WHAT YOU ARE ASKED TO DO – Gather each line of the records where "this" appears.

INFORMATION SHOWN –

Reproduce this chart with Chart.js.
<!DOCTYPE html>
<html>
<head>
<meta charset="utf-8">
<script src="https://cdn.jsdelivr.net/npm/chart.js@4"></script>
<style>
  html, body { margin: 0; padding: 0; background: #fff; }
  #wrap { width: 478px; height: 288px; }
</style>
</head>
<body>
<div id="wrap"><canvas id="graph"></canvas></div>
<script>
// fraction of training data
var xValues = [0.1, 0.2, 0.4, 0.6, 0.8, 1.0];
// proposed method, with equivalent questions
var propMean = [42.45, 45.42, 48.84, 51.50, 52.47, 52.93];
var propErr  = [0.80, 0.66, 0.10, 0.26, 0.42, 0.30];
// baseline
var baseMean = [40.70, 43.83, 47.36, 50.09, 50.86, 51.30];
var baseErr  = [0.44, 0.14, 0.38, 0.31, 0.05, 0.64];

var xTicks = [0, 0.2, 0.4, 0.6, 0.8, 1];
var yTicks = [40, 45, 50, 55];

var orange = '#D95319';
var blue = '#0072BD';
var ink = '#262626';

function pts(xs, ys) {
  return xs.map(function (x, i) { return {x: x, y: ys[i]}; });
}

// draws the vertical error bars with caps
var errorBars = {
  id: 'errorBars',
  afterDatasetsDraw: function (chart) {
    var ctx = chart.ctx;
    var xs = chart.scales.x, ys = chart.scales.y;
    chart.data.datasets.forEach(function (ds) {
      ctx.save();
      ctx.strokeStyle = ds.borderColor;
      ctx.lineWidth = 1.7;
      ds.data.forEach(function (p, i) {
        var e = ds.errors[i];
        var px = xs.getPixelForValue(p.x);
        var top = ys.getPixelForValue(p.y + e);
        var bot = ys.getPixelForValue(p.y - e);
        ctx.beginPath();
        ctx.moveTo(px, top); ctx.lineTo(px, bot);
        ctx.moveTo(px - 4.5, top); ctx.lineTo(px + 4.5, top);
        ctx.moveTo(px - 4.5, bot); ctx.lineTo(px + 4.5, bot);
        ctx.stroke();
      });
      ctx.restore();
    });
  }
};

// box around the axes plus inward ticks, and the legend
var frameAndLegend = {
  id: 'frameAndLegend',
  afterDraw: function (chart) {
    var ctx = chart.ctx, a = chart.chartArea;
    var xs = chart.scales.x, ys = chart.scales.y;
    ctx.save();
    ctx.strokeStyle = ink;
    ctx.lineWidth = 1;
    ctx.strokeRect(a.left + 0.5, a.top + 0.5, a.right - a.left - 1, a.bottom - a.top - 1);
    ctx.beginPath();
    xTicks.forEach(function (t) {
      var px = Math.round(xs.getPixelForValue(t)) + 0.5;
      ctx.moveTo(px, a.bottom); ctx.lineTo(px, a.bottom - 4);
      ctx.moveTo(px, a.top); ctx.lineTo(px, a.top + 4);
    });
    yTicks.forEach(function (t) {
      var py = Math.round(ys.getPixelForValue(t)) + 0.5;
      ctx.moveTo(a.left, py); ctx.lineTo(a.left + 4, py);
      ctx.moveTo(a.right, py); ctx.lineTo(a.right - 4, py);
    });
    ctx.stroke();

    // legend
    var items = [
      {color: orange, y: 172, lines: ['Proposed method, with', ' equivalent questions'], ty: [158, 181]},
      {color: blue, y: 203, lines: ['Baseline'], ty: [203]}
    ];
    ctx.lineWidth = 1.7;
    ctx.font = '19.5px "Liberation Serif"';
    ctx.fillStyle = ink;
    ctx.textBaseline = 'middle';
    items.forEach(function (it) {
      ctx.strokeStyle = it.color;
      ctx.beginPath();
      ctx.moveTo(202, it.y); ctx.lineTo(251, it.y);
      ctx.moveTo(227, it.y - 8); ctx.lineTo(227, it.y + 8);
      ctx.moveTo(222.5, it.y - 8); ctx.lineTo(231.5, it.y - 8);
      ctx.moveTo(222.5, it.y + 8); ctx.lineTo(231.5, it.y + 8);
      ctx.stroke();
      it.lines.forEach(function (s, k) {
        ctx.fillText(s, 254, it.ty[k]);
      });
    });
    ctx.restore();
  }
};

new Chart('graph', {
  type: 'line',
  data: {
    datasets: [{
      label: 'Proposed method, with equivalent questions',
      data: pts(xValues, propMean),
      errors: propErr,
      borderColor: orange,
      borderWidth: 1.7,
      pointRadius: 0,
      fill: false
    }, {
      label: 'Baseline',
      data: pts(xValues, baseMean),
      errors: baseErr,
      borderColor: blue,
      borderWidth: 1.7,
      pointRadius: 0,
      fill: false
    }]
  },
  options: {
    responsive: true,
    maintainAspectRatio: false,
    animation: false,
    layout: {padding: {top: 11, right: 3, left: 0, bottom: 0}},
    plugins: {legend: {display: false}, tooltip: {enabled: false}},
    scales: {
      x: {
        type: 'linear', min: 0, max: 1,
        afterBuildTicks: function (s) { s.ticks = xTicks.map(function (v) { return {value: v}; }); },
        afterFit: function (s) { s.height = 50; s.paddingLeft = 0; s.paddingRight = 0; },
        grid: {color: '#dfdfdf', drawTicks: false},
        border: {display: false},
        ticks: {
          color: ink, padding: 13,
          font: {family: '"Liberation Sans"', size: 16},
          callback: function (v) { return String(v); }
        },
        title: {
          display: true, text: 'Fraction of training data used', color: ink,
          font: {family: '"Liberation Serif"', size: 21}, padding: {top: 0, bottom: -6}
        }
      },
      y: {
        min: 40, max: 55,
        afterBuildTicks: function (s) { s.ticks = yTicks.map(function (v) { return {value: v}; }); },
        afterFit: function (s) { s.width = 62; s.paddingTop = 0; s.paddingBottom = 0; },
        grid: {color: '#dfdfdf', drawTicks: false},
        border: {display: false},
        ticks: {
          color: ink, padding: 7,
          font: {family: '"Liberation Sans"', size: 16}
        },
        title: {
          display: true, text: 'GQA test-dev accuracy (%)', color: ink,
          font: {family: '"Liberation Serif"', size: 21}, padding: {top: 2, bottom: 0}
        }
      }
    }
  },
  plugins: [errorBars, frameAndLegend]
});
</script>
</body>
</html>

...

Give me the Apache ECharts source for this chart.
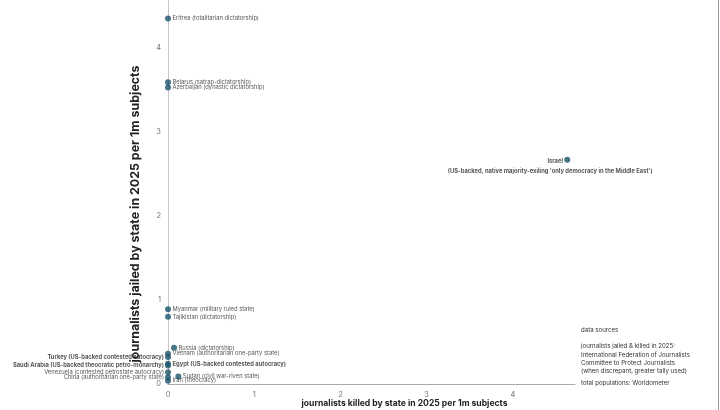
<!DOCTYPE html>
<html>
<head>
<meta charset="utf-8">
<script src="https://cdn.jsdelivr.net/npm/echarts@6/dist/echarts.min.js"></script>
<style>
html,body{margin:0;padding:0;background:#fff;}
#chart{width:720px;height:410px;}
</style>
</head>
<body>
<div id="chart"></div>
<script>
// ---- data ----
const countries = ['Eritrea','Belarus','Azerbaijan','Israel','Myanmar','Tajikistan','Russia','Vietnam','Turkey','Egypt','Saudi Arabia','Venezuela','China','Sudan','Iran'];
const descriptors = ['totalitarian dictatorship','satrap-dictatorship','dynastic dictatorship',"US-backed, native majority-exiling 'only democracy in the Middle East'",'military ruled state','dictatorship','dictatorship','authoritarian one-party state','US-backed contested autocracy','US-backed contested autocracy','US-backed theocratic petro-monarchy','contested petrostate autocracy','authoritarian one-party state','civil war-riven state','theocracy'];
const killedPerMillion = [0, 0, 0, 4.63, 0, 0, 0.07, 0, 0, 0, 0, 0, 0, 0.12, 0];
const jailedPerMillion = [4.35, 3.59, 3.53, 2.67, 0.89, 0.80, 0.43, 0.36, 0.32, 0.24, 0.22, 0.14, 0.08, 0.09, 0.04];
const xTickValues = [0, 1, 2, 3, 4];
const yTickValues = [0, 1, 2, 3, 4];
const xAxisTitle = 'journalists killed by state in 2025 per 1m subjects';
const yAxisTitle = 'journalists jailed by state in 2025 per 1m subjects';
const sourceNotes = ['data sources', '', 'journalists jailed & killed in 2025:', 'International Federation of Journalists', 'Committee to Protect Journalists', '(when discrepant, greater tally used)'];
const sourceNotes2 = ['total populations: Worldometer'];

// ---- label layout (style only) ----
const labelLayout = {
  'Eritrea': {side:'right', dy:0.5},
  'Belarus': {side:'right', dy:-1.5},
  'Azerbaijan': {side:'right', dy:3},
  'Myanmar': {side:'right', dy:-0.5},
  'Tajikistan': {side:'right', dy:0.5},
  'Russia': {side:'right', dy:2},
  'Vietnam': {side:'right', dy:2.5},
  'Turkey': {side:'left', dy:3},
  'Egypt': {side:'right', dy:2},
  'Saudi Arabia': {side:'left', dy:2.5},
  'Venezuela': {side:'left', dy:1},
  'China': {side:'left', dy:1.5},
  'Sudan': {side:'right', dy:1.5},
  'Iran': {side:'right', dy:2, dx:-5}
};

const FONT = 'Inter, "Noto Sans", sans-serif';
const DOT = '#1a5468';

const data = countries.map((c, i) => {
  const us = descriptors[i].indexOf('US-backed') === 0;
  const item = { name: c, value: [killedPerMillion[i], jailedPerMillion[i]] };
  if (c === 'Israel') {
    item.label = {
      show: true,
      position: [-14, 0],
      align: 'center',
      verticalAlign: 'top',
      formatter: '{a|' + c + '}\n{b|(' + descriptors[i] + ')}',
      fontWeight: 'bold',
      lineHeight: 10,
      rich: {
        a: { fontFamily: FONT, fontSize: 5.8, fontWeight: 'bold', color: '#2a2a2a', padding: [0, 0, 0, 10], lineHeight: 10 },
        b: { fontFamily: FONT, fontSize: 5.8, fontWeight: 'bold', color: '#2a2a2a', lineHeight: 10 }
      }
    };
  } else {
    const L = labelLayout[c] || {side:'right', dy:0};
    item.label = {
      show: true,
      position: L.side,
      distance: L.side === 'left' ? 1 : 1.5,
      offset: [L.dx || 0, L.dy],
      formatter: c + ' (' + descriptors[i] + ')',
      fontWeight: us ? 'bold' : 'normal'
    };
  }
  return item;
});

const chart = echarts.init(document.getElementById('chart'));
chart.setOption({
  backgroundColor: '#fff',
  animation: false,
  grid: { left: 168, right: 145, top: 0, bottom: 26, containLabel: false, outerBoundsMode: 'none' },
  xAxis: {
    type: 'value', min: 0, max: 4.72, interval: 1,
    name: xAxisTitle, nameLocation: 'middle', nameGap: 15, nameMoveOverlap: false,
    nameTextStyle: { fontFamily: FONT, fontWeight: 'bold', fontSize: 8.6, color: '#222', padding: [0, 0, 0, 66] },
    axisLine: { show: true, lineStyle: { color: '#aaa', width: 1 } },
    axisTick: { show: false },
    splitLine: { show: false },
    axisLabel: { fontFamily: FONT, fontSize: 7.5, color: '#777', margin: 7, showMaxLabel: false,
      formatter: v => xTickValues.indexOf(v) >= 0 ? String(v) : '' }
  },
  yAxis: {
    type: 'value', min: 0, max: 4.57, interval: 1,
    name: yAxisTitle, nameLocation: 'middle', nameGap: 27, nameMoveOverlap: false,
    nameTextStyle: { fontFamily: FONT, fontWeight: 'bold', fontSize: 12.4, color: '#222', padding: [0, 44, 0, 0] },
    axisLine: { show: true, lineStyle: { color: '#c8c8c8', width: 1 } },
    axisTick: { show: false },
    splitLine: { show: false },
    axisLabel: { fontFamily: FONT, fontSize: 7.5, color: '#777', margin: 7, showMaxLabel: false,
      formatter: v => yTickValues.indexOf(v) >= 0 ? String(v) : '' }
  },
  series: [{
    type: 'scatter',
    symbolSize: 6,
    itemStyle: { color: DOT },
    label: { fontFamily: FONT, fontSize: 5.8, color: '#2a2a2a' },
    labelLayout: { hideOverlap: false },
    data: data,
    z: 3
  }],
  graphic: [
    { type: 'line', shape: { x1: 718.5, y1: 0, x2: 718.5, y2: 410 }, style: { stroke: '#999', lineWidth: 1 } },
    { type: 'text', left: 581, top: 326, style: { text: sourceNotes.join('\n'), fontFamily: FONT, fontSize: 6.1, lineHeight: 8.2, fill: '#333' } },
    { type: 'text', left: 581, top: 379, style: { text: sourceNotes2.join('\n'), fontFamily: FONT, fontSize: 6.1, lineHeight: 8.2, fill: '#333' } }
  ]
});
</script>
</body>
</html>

--

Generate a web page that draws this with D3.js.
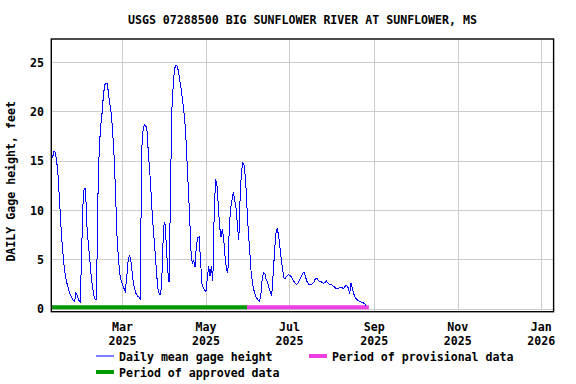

EXERCISE RESULT –
Reproduce this chart with Chart.js.
Give me the Apache ECharts source for this chart.
Generate a web page that draws this with D3.js.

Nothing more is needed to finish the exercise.